But he was an outsider. He was new to all. Her shoes are stitched up the back.

Card-index minds, the judges have. Socialism, immorality and lunacy are about synonyms to the judge. Property is sacred and human liberty is bitter, bitter, bitter to their tongues.

Walk up the stairs there little girl. But she is naked! These are all doctors. So the little tot struggled up the very high clinic steps, naked as she was, and all the doctors looked at her. She had some spots on her body that had been there a year. Had I been her father I would know why I am a fool.

Naked and free, free to be damned in to hell by a chance vagrant to whom she had taken a fancy. Her father did not know her. Did not even know that she existed. Cared less. We will look after her said the head doctor.

[CHAPTER XII]

That cat is funny. I think she'd be a good one for the circus. When she's hungry she bites your legs. Then she jumps at you as much as to say: Carramba, give me something.

America needs the flamboyant to save her soul—said Vachel Lindsay to the indifferent mountains.
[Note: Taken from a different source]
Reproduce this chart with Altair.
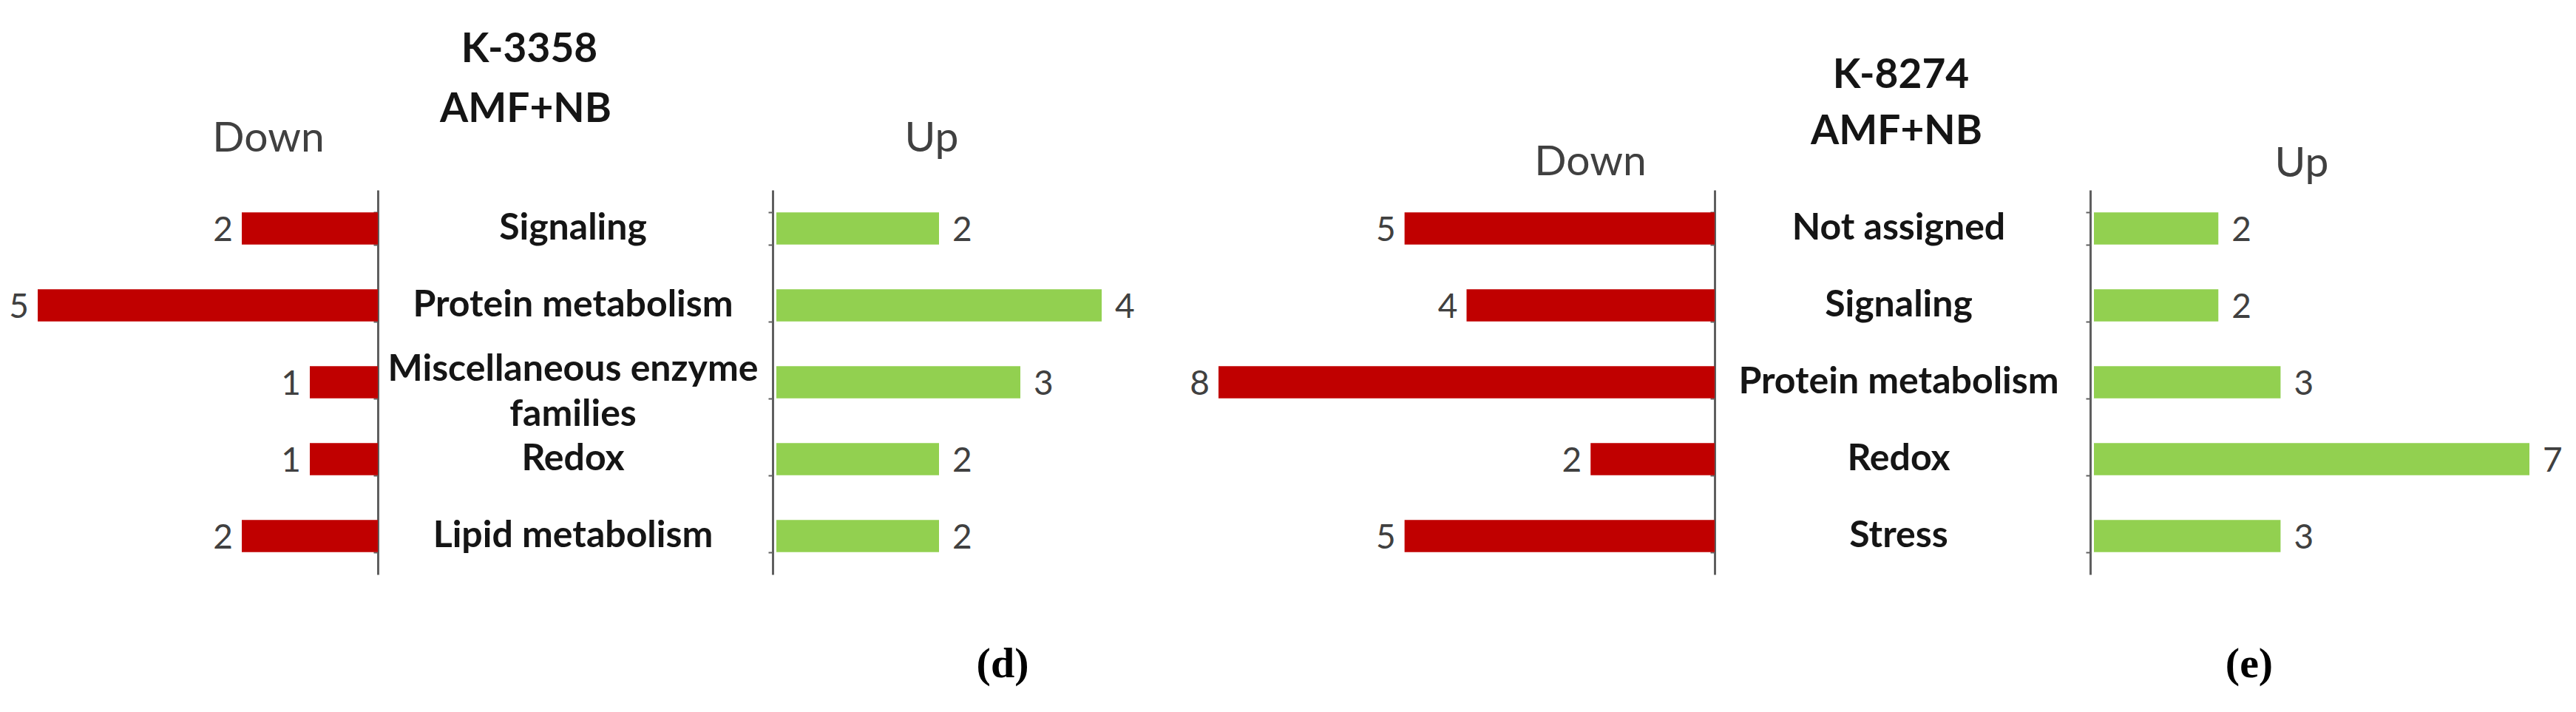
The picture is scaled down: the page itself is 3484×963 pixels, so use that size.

He might have added that America tries to satisfy this need in strange and often uncatalogued ways. America, living an exemplary three-meals-a-day-and-bed-time life in a wall-papered home, goes now and then en masse, by Gosh, to the circus to see men, women and animals perform exquisite and impossible feats or daring. What could be more flamboyant than the trapeze-performer hurtling through the air, the tiger leaping through man-made hoops, or the elephant poising his mighty bulk on his two forelegs lifted to the top of bottles? What more flamboyant than the painted clown, timeless type of the race, laughing that he may not weep, grinning through a thousand tragic jests while little human beings perform their miraculous tricks around him?

Jazz, the Follies, the flapper in orange and green gown and war-paint of rouge—impossible frenzies of color in a world that refuses to be drab. Even the movies, devoid as they are of color in the physical sense, are gaudy in the imaginations of the people who watch them; gaudy with exaggerated romance, exaggerated comedy, exaggerated splendor or grotesqueness or passion. Human souls who are not living impassioned lives, not creating romance and splendor and grotesqueness—phases of beauty's infinite variety—such people wistfully try to find these things outside themselves; a futile, often a destructive quest.